**Dataset excerpt:**
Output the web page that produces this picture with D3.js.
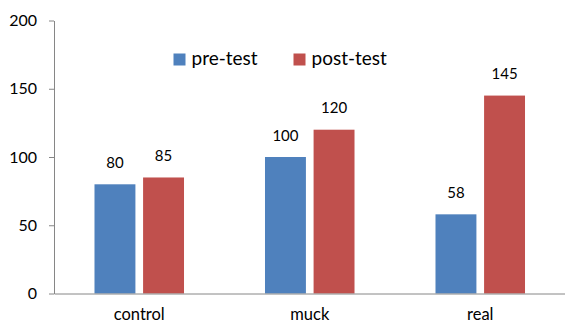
<!DOCTYPE html>
<html>
<head>
<meta charset="utf-8">
<script src="https://cdn.jsdelivr.net/npm/d3@7"></script>
<style>
  html, body { margin: 0; padding: 0; background: #fff; }
  svg { display: block; font-family: Lato, "Open Sans", sans-serif; }
</style>
</head>
<body>
<svg id="chart" width="565" height="327"></svg>
<script>
// Scores per group, before and after the test
const categories = ["control", "muck", "real"];
const seriesNames = ["pre-test", "post-test"];
const preTest = [80, 100, 58];
const postTest = [85, 120, 145];
const yTicks = [0, 50, 100, 150, 200];
const colors = ["#4f81bd", "#c0504d"];

const svg = d3.select("#chart");
const plotLeft = 54, plotRight = 565.5, plotTop = 20.5, plotBottom = 293.5;

const x = d3.scaleBand().domain(categories).range([plotLeft, plotRight]);
const y = d3.scaleLinear().domain([0, 200]).range([plotBottom, plotTop]);

const barW = x.bandwidth() * 0.24;
const gap = x.bandwidth() * 0.045;
const sub = d3.scaleOrdinal().domain(seriesNames)
  .range([-gap / 2 - barW, gap / 2]);

const series = [preTest, postTest];

// bars and value labels
series.forEach((vals, si) => {
  const g = svg.append("g");
  g.selectAll("rect").data(vals).join("rect")
    .attr("x", (d, i) => x(categories[i]) + x.bandwidth() / 2 + sub(seriesNames[si]))
    .attr("y", d => y(d))
    .attr("width", barW)
    .attr("height", d => y(0) - y(d))
    .attr("fill", colors[si]);
  g.selectAll("text").data(vals).join("text")
    .attr("x", (d, i) => x(categories[i]) + x.bandwidth() / 2 + sub(seriesNames[si]) + barW / 2)
    .attr("y", d => y(d) - 16.5)
    .attr("text-anchor", "middle")
    .attr("font-size", 15)
    .attr("fill", "#000")
    .text(d => d);
});

// y axis
const yAxis = svg.append("g")
  .attr("transform", `translate(${plotLeft},0)`)
  .call(d3.axisLeft(y).tickValues(yTicks).tickSize(5).tickPadding(12).tickSizeOuter(0));
yAxis.select(".domain").attr("stroke", "#868686");
yAxis.selectAll(".tick line").attr("stroke", "#868686");
yAxis.selectAll(".tick text").attr("font-size", 16).attr("fill", "#000")
  .attr("font-family", "Lato, sans-serif");

// x axis
const xAxis = svg.append("g")
  .attr("transform", `translate(0,${plotBottom})`)
  .call(d3.axisBottom(x).tickSize(0).tickPadding(15));
xAxis.select(".domain").attr("stroke", "#868686");
xAxis.selectAll(".tick text").attr("font-size", 16.5).attr("fill", "#000")
  .attr("font-family", "Lato, sans-serif");

// legend
const legend = svg.append("g");
const legendX = [173.5, 293.5];
seriesNames.forEach((name, i) => {
  legend.append("rect")
    .attr("x", legendX[i]).attr("y", 53.5)
    .attr("width", 12).attr("height", 12)
    .attr("fill", colors[i]);
  legend.append("text")
    .attr("x", legendX[i] + 18).attr("y", 65)
    .attr("font-size", 19)
    .attr("fill", "#000")
    .text(name);
});
</script>
</body>
</html>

**Task objective:** Copy each line exactly, and leave the pictures out of your copy.

**Correct result:**
Output the web page that produces this picture with D3.js.
<!DOCTYPE html>
<html>
<head>
<meta charset="utf-8">
<script src="https://cdn.jsdelivr.net/npm/d3@7"></script>
<style>
  html, body { margin: 0; padding: 0; background: #fff; }
  svg { display: block; font-family: Lato, "Open Sans", sans-serif; }
</style>
</head>
<body>
<svg id="chart" width="565" height="327"></svg>
<script>
// Scores per group, before and after the test
const categories = ["control", "muck", "real"];
const seriesNames = ["pre-test", "post-test"];
const preTest = [80, 100, 58];
const postTest = [85, 120, 145];
const yTicks = [0, 50, 100, 150, 200];
const colors = ["#4f81bd", "#c0504d"];

const svg = d3.select("#chart");
const plotLeft = 54, plotRight = 565.5, plotTop = 20.5, plotBottom = 293.5;

const x = d3.scaleBand().domain(categories).range([plotLeft, plotRight]);
const y = d3.scaleLinear().domain([0, 200]).range([plotBottom, plotTop]);

const barW = x.bandwidth() * 0.24;
const gap = x.bandwidth() * 0.045;
const sub = d3.scaleOrdinal().domain(seriesNames)
  .range([-gap / 2 - barW, gap / 2]);

const series = [preTest, postTest];

// bars and value labels
series.forEach((vals, si) => {
  const g = svg.append("g");
  g.selectAll("rect").data(vals).join("rect")
    .attr("x", (d, i) => x(categories[i]) + x.bandwidth() / 2 + sub(seriesNames[si]))
    .attr("y", d => y(d))
    .attr("width", barW)
    .attr("height", d => y(0) - y(d))
    .attr("fill", colors[si]);
  g.selectAll("text").data(vals).join("text")
    .attr("x", (d, i) => x(categories[i]) + x.bandwidth() / 2 + sub(seriesNames[si]) + barW / 2)
    .attr("y", d => y(d) - 16.5)
    .attr("text-anchor", "middle")
    .attr("font-size", 15)
    .attr("fill", "#000")
    .text(d => d);
});

// y axis
const yAxis = svg.append("g")
  .attr("transform", `translate(${plotLeft},0)`)
  .call(d3.axisLeft(y).tickValues(yTicks).tickSize(5).tickPadding(12).tickSizeOuter(0));
yAxis.select(".domain").attr("stroke", "#868686");
yAxis.selectAll(".tick line").attr("stroke", "#868686");
yAxis.selectAll(".tick text").attr("font-size", 16).attr("fill", "#000")
  .attr("font-family", "Lato, sans-serif");

// x axis
const xAxis = svg.append("g")
  .attr("transform", `translate(0,${plotBottom})`)
  .call(d3.axisBottom(x).tickSize(0).tickPadding(15));
xAxis.select(".domain").attr("stroke", "#868686");
xAxis.selectAll(".tick text").attr("font-size", 16.5).attr("fill", "#000")
  .attr("font-family", "Lato, sans-serif");

// legend
const legend = svg.append("g");
const legendX = [173.5, 293.5];
seriesNames.forEach((name, i) => {
  legend.append("rect")
    .attr("x", legendX[i]).attr("y", 53.5)
    .attr("width", 12).attr("height", 12)
    .attr("fill", colors[i]);
  legend.append("text")
    .attr("x", legendX[i] + 18).attr("y", 65)
    .attr("font-size", 19)
    .attr("fill", "#000")
    .text(name);
});
</script>
</body>
</html>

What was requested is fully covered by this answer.